Study

Influence of surface area, water level and adjacent vegetation on bat use of artificial water sources

  • Published source details Jackrel S.L. & Matlack R.S. (2010) Influence of surface area, water level and adjacent vegetation on bat use of artificial water sources. American Midland Naturalist, 164, 74-79.

Actions

This study is summarised as evidence for the following.

Action Category

Manage livestock water troughs as a drinking resource for bats

Action Link
Bat Conservation
  1. Manage livestock water troughs as a drinking resource for bats

    A paired sites study in 2008 in a semi-arid area of Texas, USA (Jackrel & Matlack 2010) found that livestock water tanks that were larger, full of water or surrounded by sparse vegetation had more bats drinking from them than smaller, half full tanks surrounded by no or dense vegetation. More bats drank from tanks that were larger (30 bats), full of water (20 bats) or surrounded by sparse vegetation (15 bats) compared to tanks that were smaller (0 bats), half full of water (0 bats) or surrounded by no vegetation (2 bats) or dense vegetation (0 bats). Four pairs of galvanized livestock water tanks (1.2, 1.8 or 3 m diameter, 0.6 m high) were deployed (spaced 80 m apart) for two nights each.
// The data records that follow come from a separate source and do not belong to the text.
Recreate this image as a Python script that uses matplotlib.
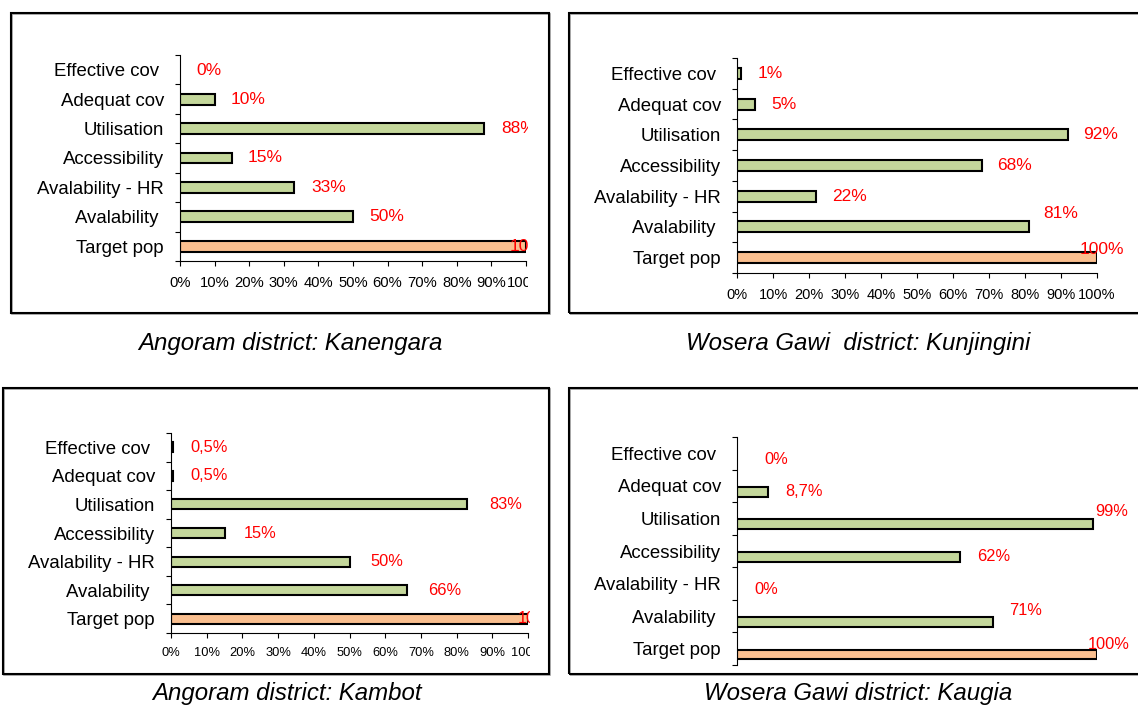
import numpy as np
import matplotlib
matplotlib.use('Agg')
import matplotlib.pyplot as plt
from matplotlib import font_manager
from matplotlib.patches import Rectangle
from matplotlib.transforms import Bbox, TransformedBbox

W, H = 1138, 705

categories = ['Effective cov ', 'Adequat cov', 'Utilisation', 'Accessibility',
              'Avalability - HR', 'Avalability ', 'Target pop']
xtick_labels = ['0%', '10%', '20%', '30%', '40%', '50%', '60%', '70%', '80%', '90%', '100%']

# coverage values (%) per health centre, same order as categories
kanengara = [0, 10, 88, 15, 33, 50, 100]
kanengara_txt = ['0%', '10%', '88%', '15%', '33%', '50%', '100%']
kunjingini = [1, 5, 92, 68, 22, 81, 100]
kunjingini_txt = ['1%', '5%', '92%', '68%', '22%', '81%', '100%']
kambot = [0.5, 0.5, 83, 15, 50, 66, 100]
kambot_txt = ['0,5%', '0,5%', '83%', '15%', '50%', '66%', '100%']
kaugia = [0, 8.7, 99, 62, 0, 71, 100]
kaugia_txt = ['0%', '8,7%', '99%', '62%', '0%', '71%', '100%']

titles = ['Angoram district: Kanengara', 'Wosera Gawi  district: Kunjingini',
          'Angoram district: Kambot', 'Wosera Gawi district: Kaugia']

GREEN = '#C4D79B'
PEACH = '#FABF8F'

# narrow font if the system has one, else shrink the regular one
names = {f.name for f in font_manager.fontManager.ttflist}
HAS_NARROW = 'Liberation Sans Narrow' in names


def narrow(size):
    if HAS_NARROW:
        return dict(family='Liberation Sans Narrow', fontsize=size)
    return dict(family='Liberation Sans', fontsize=size * 0.84)


def regular(size):
    return dict(family='Liberation Sans', fontsize=size)


def px_rect(x0, y0, x1, y1):
    return [x0 / W, 1 - y1 / H, (x1 - x0) / W, (y1 - y0) / H]


PT = 0.72  # points per pixel at dpi 100

panels = [
    dict(vals=kanengara, txt=kanengara_txt, title=titles[0],
         ax=(180, 55, 526, 261), frame=(11, 13, 549, 313), clip=528, title_xy=(290, 350),
         tick_font=narrow(12.7), tick_pad=7, lbl_font=regular(12.5),
         dx=[16, 16, 17, 16, 17, 16, -16], dy=[-1, 0, 0, 0, 0, 0, 0],
         bar_h=0.37, shift=0.0, xaxis=True),
    dict(vals=kunjingini, txt=kunjingini_txt, title=titles[1],
         ax=(737, 58, 1097, 273), frame=(569, 13, 1150, 313), clip=None, title_xy=(858, 350),
         tick_font=narrow(12.5), tick_pad=7.5, lbl_font=regular(12.5),
         dx=[17, 16, 15, 15, 16, 15, -17], dy=[0, 0, 0, 0, 0, 13, 8],
         bar_h=0.36, shift=0.0, xaxis=True),
    dict(vals=kambot, txt=kambot_txt, title=titles[2],
         ax=(171, 433, 528, 633), frame=(3, 388, 549, 674), clip=530, title_xy=(287, 700),
         tick_font=narrow(11), tick_pad=6.5, lbl_font=narrow(14),
         dx=[18, 18, 22, 19, 21, 22, -10], dy=[0, 0, 0, 0, 0, 0, 0],
         bar_h=0.35, shift=0.0, xaxis=True),
    dict(vals=kaugia, txt=kaugia_txt, title=titles[3],
         ax=(737, 437, 1097, 665), frame=(569, 388, 1150, 674), clip=None, title_xy=(858, 700),
         tick_font=narrow(11), tick_pad=6.5, lbl_font=narrow(14),
         dx=[27, 17, 2, 17, 17, 17, -9], dy=[0, 0, 13, 0, 0, 12, 10],
         bar_h=0.30, shift=0.18, xaxis=False),
]

fig = plt.figure(figsize=(W / 100, H / 100), dpi=100)
fig.patch.set_facecolor('white')

y = np.arange(len(categories))

for p in panels:
    # chart frame with a faint shadow
    fx0, fy0, fx1, fy1 = p['frame']
    fig.patches.append(Rectangle((fx0 / W + 1 / W, 1 - fy1 / H - 1 / H), (fx1 - fx0) / W, (fy1 - fy0) / H,
                                 transform=fig.transFigure, fill=False, edgecolor='#a0a0a0', linewidth=1.2))
    fig.patches.append(Rectangle((fx0 / W, 1 - fy1 / H), (fx1 - fx0) / W, (fy1 - fy0) / H,
                                 transform=fig.transFigure, fill=False, edgecolor='black', linewidth=1.5))

    ax = fig.add_axes(px_rect(*p['ax']))
    ax.set_facecolor('none')
    vals = p['vals']
    colors = [PEACH if c == 'Target pop' else GREEN for c in categories]
    lws = [1.5 if v > 0 else 0 for v in vals]
    ax.barh(y + p['shift'], vals, height=p['bar_h'], color=colors, edgecolor='black', linewidth=lws)

    ax.set_xlim(0, 100)
    ax.set_ylim(len(categories) - 0.5, -0.5)
    for s in ['top', 'right']:
        ax.spines[s].set_visible(False)
    ax.spines['left'].set_linewidth(0.8)
    ax.spines['bottom'].set_linewidth(0.8)

    # category ticks between bars, labels in the middle
    ax.set_yticks(np.arange(-0.5, len(categories), 1))
    ax.set_yticks(y, categories, minor=True, color='black', **regular(13.4))
    ax.tick_params(axis='y', which='major', length=3.6, width=0.8, direction='out', labelleft=False)
    ax.tick_params(axis='y', which='minor', length=0, pad=11.5)

    clipbox = None
    if p['clip'] is not None:
        clipbox = TransformedBbox(Bbox.from_extents(0, 0, p['clip'] / W, 1), fig.transFigure)

    if p['xaxis']:
        ax.set_xticks(np.arange(0, 101, 10), xtick_labels, color='black', **p['tick_font'])
        ax.tick_params(axis='x', length=3.6, width=0.8, direction='out', pad=p['tick_pad'])
        if clipbox is not None:
            for lbl in ax.get_xticklabels():
                lbl.set_clip_box(clipbox)
                lbl.set_clip_on(True)
    else:
        ax.spines['bottom'].set_visible(False)
        ax.set_xticks([])

    # red value labels
    for i, (v, t) in enumerate(zip(vals, p['txt'])):
        a = ax.annotate(t, xy=(v, y[i] + p['shift']), xytext=(p['dx'][i] * PT, p['dy'][i] * PT),
                        textcoords='offset points', ha='left', va='center', color='#FF0000',
                        annotation_clip=False, **p['lbl_font'])
        if clipbox is not None:
            a.set_clip_box(clipbox)
            a.set_clip_on(True)

    tx, ty = p['title_xy']
    fig.text(tx / W, 1 - ty / H, p['title'], ha='center', va='baseline',
             style='italic', color='black', **narrow(20.6))

fig.savefig('out.png', dpi=100, facecolor='white')
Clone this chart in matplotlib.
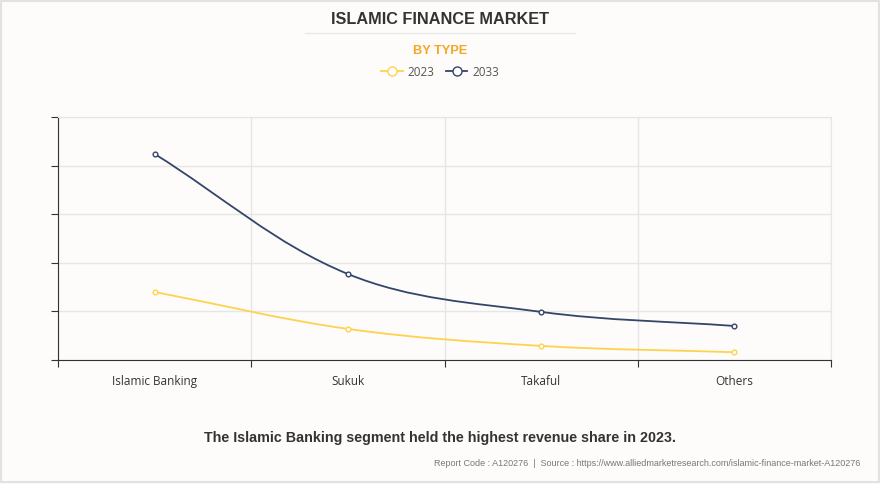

Each pair tested one of four treatments: tank size (3-m diameter tank vs 1.2-m diameter tank), water level (full tank vs half full tank), sparse vegetation (one tank with salt cedar Tamarix spp. branches tied around the perimeter with some gaps, the other with no vegetation), dense vegetation (one tank with dense salt cedar branches tied around the perimeter, the other with no vegetation). Treatments were switched within each pair between the two nights. Bat activity was recorded using night-vision video cameras and infra-red lights for 160 minutes/night after sunset at each of the eight tanks in June–August 2008. Bats were not identified to species.